Johnny Void summed up the issue with paying vouchers:

This ignores the reality of poverty for millions in the UK today, whose chief concern is keeping pre-pay electricity and gas meters topped up enough to keep the lights and heating on. A bag of food bank pasta is of little use if you can’t boil water.

Birmingham City Council have decided to hand over £6.1m of our money to ASDA rather than allow claimants to spend it in local shops and the markets. In doing so they have made life harder for claimants who now cannot buy many of the essential items they used to be able to, and unless they happen to live close to one of the seven ASDAs in Birmingham, they face long walks of up to five miles to get anything at all – that is unless they cash their cards in below face value to the criminals waiting to take advantage of desperation. Following the outcry over the decision, the council have said they will be bringing other supermarkets into the scheme – still denying claimants the ability to spend the money on essential items like heating and transport that are not avialable at supermarkets, and from seeking out the best deals at other shops.
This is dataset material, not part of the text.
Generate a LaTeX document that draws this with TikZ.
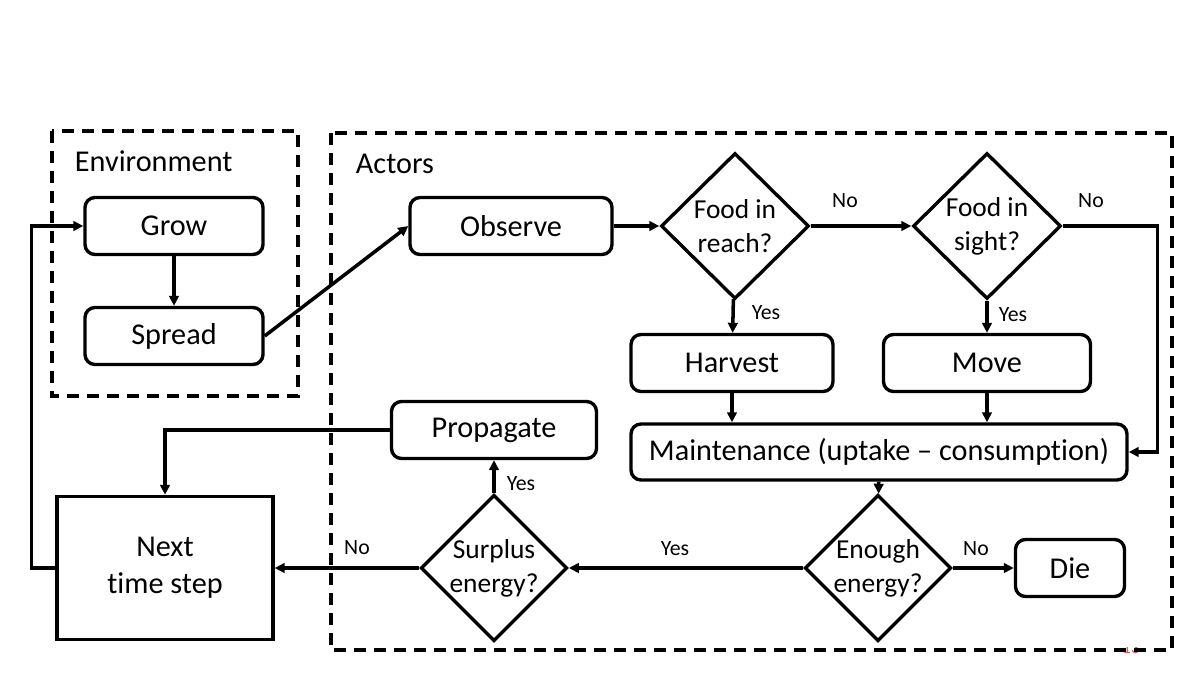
\documentclass[tikz,border=0pt]{standalone}
\usepackage{fontspec}
\setmainfont{Carlito}[Ligatures=NoCommon]
\usetikzlibrary{arrows.meta,shapes.geometric}
\definecolor{slidered}{HTML}{E05A5A}

\tikzset{
  box/.style={draw, line width=2.4pt, rounded corners=2.5mm, inner sep=0pt,
    minimum height=14.25mm, font=\fontsize{21.5}{26}\selectfont},
  stepbox/.style={draw, line width=2.4pt, inner sep=0pt, align=center,
    minimum width=54mm, minimum height=35.75mm, font=\fontsize{21.5}{26}\selectfont},
  choice/.style={draw, diamond, line width=2.4pt, inner sep=0pt, align=center,
    minimum width=37mm, minimum height=36.5mm, font=\fontsize{19.5}{24}\selectfont},
  frame/.style={line width=2.5pt, dash pattern=on 3mm off 2mm},
  link/.style={->, line width=2.5pt},
  lbl/.style={font=\fontsize{15.5}{18}\selectfont},
  title/.style={anchor=west, font=\fontsize{21.5}{25}\selectfont}
}

\begin{document}
\begin{tikzpicture}[>={Triangle[length=2.5mm,width=2.4mm]}, x=0.25mm, y=-0.25mm]
\useasboundingbox (0,0) rectangle (1200,675);

% slide number, mostly hidden under the frame
\begin{scope}
  \clip (1100,647) rectangle (1165,675);
  \node[slidered, font=\fontsize{12}{14}\selectfont] (pagenum) at (1131,648) {13};
\end{scope}

% Dashed group frames
\draw[frame] (52,131) rectangle (298,396);
\draw[frame] (331,133) rectangle (1172,650);
\node[title] (envtitle) at (70,161) {Environment};
\node[title] (acttitle) at (351,164) {Actors};

% Environment
\node[box, minimum width=44.5mm] (grow) at (174,226) {Grow};
\node[box, minimum width=44.5mm] (spread) at (174,336) {Spread};

% Actors
\node[box, minimum width=50.5mm] (observe) at (511,226) {Observe};
\node[choice] (reach) at (735,226) {Food in\\reach?};
\node[choice] (sight) at (987,226) {Food in\\sight?};
\node[box, minimum width=50.5mm] (harvest) at (732,363) {Harvest};
\node[box, minimum width=51.75mm] (move) at (987,363) {Move};
\node[box, minimum width=124mm, minimum height=14mm] (maint) at (879,452) {Maintenance (uptake -- consumption)};
\node[choice, minimum width=36mm, minimum height=35.75mm] (enough) at (878,568) {Enough\\energy?};
\node[box, minimum width=27.25mm] (die) at (1070,568) {Die};
\node[choice, minimum width=36mm, minimum height=35.75mm] (surplus) at (494,568) {Surplus\\energy?};
\node[box, minimum width=51.25mm] (prop) at (494,430) {Propagate};

% Next time step
\node[stepbox] (next) at (165,568) {Next\\time step};

% Connectors
\draw[link] (grow) -- (spread);
\draw[link] (spread.east) -- (observe.west);
\draw[link] (observe) -- (reach);
\draw[link] (reach) -- (sight);
\draw[link] (reach) -- (harvest);
\draw[link] (sight) -- (move);
\draw[link] (sight.east) -- ++(95,0) |- (maint.east);
\draw[link] (harvest.south) -- (harvest.south |- maint.north);
\draw[link] (move.south) -- (move.south |- maint.north);
\draw[link] (maint) -- (enough);
\draw[link] (enough) -- (die);
\draw[link] (enough) -- (surplus);
\draw[link] (surplus) -- (prop);
\draw[link] (surplus) -- (next);
\draw[link] (prop.west) -| (next.north);
\draw[link] (next.west) -- ++(-24,0) |- (grow.west);

% Branch labels
\node[lbl] (noreach) at (845,201) {No};
\node[lbl] (nosight) at (1091,201) {No};
\node[lbl] (yesreach) at (766,313) {Yes};
\node[lbl] (yessight) at (1013,315) {Yes};
\node[lbl] (yessurplus) at (521,484) {Yes};
\node[lbl] (nosurplus) at (357,548) {No};
\node[lbl] (yesenough) at (675,549) {Yes};
\node[lbl] (noenough) at (976,549) {No};

\end{tikzpicture}
\end{document}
Birmingham City Council should replace the pre-paid cards with money and allow people to shop at local business and places like the markets who are losing money as benefit cuts hit the city, whilst the council is warning of chaos as nobody knows how the benefit reforms work (including the DWP) and welfare offices face closure in council cuts.

Dan Doherty criticised the Labour administration in his article on this decision on the Slaney Street blog.

By failing to stand up for some of its most vulnerable inhabitants, the men and women who run our city have once again shown their cowardice, their complacency, and their complicity. They have wholeheartedly bought into Whitehall’s message that the poorest must be demonised, castigated, and stripped of their dignity and autonomy

We would encourage everyone to attend this demonstration. Kings Heath high street is step free and accessible toilets are available at Kings Heath library which is approximately 0.2miles from ASDA. (Other accessible toilets may be closer).
The council have already started to backtrack from this stupid decision, claiming that other supermarkets are going to join the scheme – but why should the Bullring markets and our local shops lose out to multibillion pound businesses?

Bernice Ellis of the Open Market Trader’s Association has said that their customers are often low income and therefore likely to be affected by this:

We serve low income people, they come to us for the low prices. People will get on a bus to come to us because the price of food is so much lower than anywhere else

We call on the council to change the scheme so that it can be paid in money to allow people to find the best deals and spend it on the things they need in a crisis to survive.